Here in Manila, the dinorado bought in one market differs from the next, even in the supermarkets.  And they are as tasteless as can be.

Or “sinandomeng,” the queer name of which makes me wonder about provenance or creative branding.  What difference there is in taste or quality between the so-called dinorado and the so-called sinandomeng one can hardly discern.

When I was a small kid, my lola and my mom were so choosy about the kind of rice we had in the house. “Milagrosa” was then the prized rice variety, and we got our supply from Bulacan every harvest time, or from our relatives in Nueva Ecija.

That has disappeared from the market.  But that’s another story.

NFA sells regular-milled rice at P27 pesos per kilo, and well-milled at P32.  Ask the ordinary consumer if the difference is so palpable.

NFA imports 25-percent “brokens,” which means 75 percent of the rice is whole, with the fourth broken during the milling.  That’s because it is cheap, about $10 to $15 per metric ton cheaper than 15-percent brokens, depending on the harvest volume.

Bulog, the NFA’s counterpart in Indonesia, once tried importing 25% brokens from Vietnam, but the choosier Indonesian consumers protested.  Try eating rice in Jakarta, even in the fast food outlets, and see, smell and taste the difference.

Here, whether in the popular food chains or in the carinderias, the rice they serve is decidedly of lower quality.

But this article is not about food quality, but how the SRP can be circumvented in rice by the simple expedient of adulteration. 

A retailer or rice trader can mix “good” rice with “bad” in different proportions and pass the same off as good rice.

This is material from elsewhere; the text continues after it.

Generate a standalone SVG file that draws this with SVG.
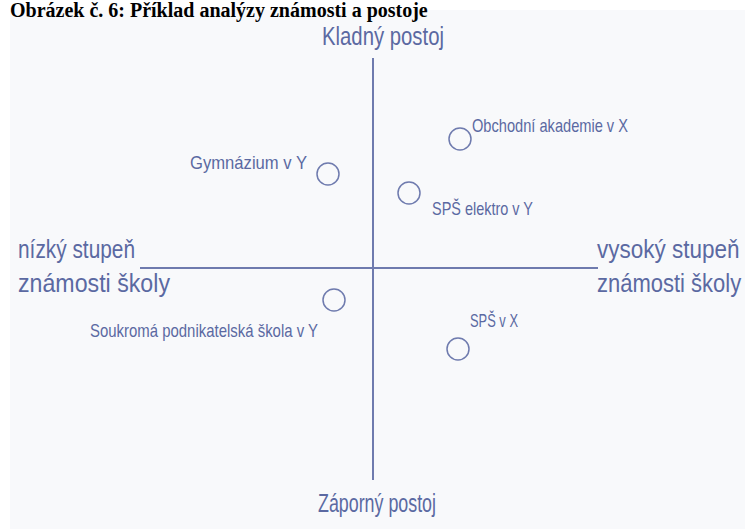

Would the ordinary consumer, unless he is Tunying Taberna or Gerry Baja who grew up among the rice fields of Nueva Ecija, be able to discern the adulteration?

 Prices can follow the SRP, but the consumer is nonetheless fooled, and the seller makes bigger profits.  Why so?  Simply because rice is a fungible commodity.  It is in the nature of the product.

Think of poultry.  How often have you bought chickens that weigh a kilo in the market, only to find it weighing 900 or 950 grams when you get back to your house thirty minutes after?  The trick is in ice inside the cavity.

Product standards in the country are not as strictly enforced here as in other countries.  Neither is there as much “fear of the law.”

During the early martial law years, price controls were effective, but only for a time. “Back-sliding,” as then-President Marcos called it, became more pronounced as martial law aged.

The NFA at a time went into retailing more than just rice, and established Kadiwa stores in the metropolis, selling fish, meat, poultry and vegetables.  Politically nice, optics-wise, but a huge financial flop.  Government lost a lot of money; perishables went into trash.

Government will never be good at business, especially in retail.  With government accounting and auditing rules, business decisions will always be difficult and cost-ineffective.

Take our government-owned and managed Duty Free stores in our airports.  Compare with those that are privately managed in Hong Kong, or Taipei, Singapore or Auckland, and weep.

Out-of-fashion merchandise, brands that no longer sell elsewhere (and even here because many Filipinos have become exposed to travel to other capitals), and more retail horrors.  Privatization is the best solution.

Markets are governed by the law of supply and demand, and price equilibrium is always reached by supplying more to meet the proper demand.  Governments can intervene through consumer regulation of product standards, but it can only do so much.